■ DATA:
** START **

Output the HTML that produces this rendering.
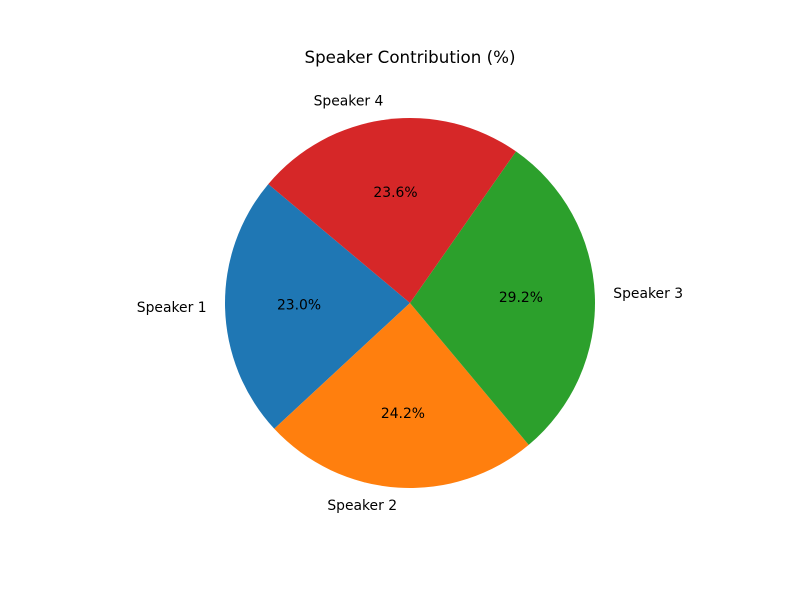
<!DOCTYPE html>
<html>
<head>
<meta charset="utf-8">
<style>
  html,body{margin:0;padding:0;background:#fff;}
  svg{display:block;font-family:"DejaVu Sans","Liberation Sans",sans-serif;}
</style>
</head>
<body>
<svg id="chart" width="800" height="600" viewBox="0 0 800 600">
  <text x="410" y="63" text-anchor="middle" font-size="16.7" fill="#000">Speaker Contribution (%)</text>
  <g id="wedges"></g>
  <g id="labels"></g>
</svg>
<script>
const categories = ["Speaker 1", "Speaker 2", "Speaker 3", "Speaker 4"];
const values = [23.0, 24.2, 29.2, 23.6];
const colors = ["#1f77b4", "#ff7f0e", "#2ca02c", "#d62728"];

const cx = 410, cy = 303, r = 185, startAngle = 140;
const NS = "http://www.w3.org/2000/svg";
const wedgeG = document.getElementById("wedges");
const labelG = document.getElementById("labels");
const total = values.reduce((a, b) => a + b, 0);
function pt(deg, rad) {
  const a = deg * Math.PI / 180;
  return [cx + rad * Math.cos(a), cy - rad * Math.sin(a)];
}
let ang = startAngle;
values.forEach((v, i) => {
  const sweep = v / total * 360;
  const a0 = ang, a1 = ang + sweep;
  const [x0, y0] = pt(a0, r), [x1, y1] = pt(a1, r);
  const large = sweep > 180 ? 1 : 0;
  const p = document.createElementNS(NS, "path");
  p.setAttribute("d", `M${cx},${cy} L${x0},${y0} A${r},${r} 0 ${large} 0 ${x1},${y1} Z`);
  p.setAttribute("fill", colors[i]);
  
  
  wedgeG.appendChild(p);

  const mid = (a0 + a1) / 2;
  const [lx, ly] = pt(mid, r * 1.1);
  const cosm = Math.cos(mid * Math.PI / 180);
  const t = document.createElementNS(NS, "text");
  t.setAttribute("x", lx);
  t.setAttribute("y", ly + 4);
  t.setAttribute("font-size", "13.9");
  t.setAttribute("text-anchor", cosm > 0 ? "start" : "end");
  t.textContent = categories[i];
  
  
  labelG.appendChild(t);

  const [px, py] = pt(mid, r * 0.6);
  const pc = document.createElementNS(NS, "text");
  pc.setAttribute("x", px);
  pc.setAttribute("y", py + 4);
  pc.setAttribute("font-size", "13.9");
  pc.setAttribute("text-anchor", "middle");
  pc.textContent = (v / total * 100).toFixed(1) + "%";
  
  
  labelG.appendChild(pc);

  ang = a1;
});
</script>
</body>
</html>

** END **

■ OBJECTIVE: Each line of the data is to be duplicated exactly; pictures stay out of the copy.

■ EXERCISE RESULT:
Output the HTML that produces this rendering.
<!DOCTYPE html>
<html>
<head>
<meta charset="utf-8">
<style>
  html,body{margin:0;padding:0;background:#fff;}
  svg{display:block;font-family:"DejaVu Sans","Liberation Sans",sans-serif;}
</style>
</head>
<body>
<svg id="chart" width="800" height="600" viewBox="0 0 800 600">
  <text x="410" y="63" text-anchor="middle" font-size="16.7" fill="#000">Speaker Contribution (%)</text>
  <g id="wedges"></g>
  <g id="labels"></g>
</svg>
<script>
const categories = ["Speaker 1", "Speaker 2", "Speaker 3", "Speaker 4"];
const values = [23.0, 24.2, 29.2, 23.6];
const colors = ["#1f77b4", "#ff7f0e", "#2ca02c", "#d62728"];

const cx = 410, cy = 303, r = 185, startAngle = 140;
const NS = "http://www.w3.org/2000/svg";
const wedgeG = document.getElementById("wedges");
const labelG = document.getElementById("labels");
const total = values.reduce((a, b) => a + b, 0);
function pt(deg, rad) {
  const a = deg * Math.PI / 180;
  return [cx + rad * Math.cos(a), cy - rad * Math.sin(a)];
}
let ang = startAngle;
values.forEach((v, i) => {
  const sweep = v / total * 360;
  const a0 = ang, a1 = ang + sweep;
  const [x0, y0] = pt(a0, r), [x1, y1] = pt(a1, r);
  const large = sweep > 180 ? 1 : 0;
  const p = document.createElementNS(NS, "path");
  p.setAttribute("d", `M${cx},${cy} L${x0},${y0} A${r},${r} 0 ${large} 0 ${x1},${y1} Z`);
  p.setAttribute("fill", colors[i]);
  
  
  wedgeG.appendChild(p);

  const mid = (a0 + a1) / 2;
  const [lx, ly] = pt(mid, r * 1.1);
  const cosm = Math.cos(mid * Math.PI / 180);
  const t = document.createElementNS(NS, "text");
  t.setAttribute("x", lx);
  t.setAttribute("y", ly + 4);
  t.setAttribute("font-size", "13.9");
  t.setAttribute("text-anchor", cosm > 0 ? "start" : "end");
  t.textContent = categories[i];
  
  
  labelG.appendChild(t);

  const [px, py] = pt(mid, r * 0.6);
  const pc = document.createElementNS(NS, "text");
  pc.setAttribute("x", px);
  pc.setAttribute("y", py + 4);
  pc.setAttribute("font-size", "13.9");
  pc.setAttribute("text-anchor", "middle");
  pc.textContent = (v / total * 100).toFixed(1) + "%";
  
  
  labelG.appendChild(pc);

  ang = a1;
});
</script>
</body>
</html>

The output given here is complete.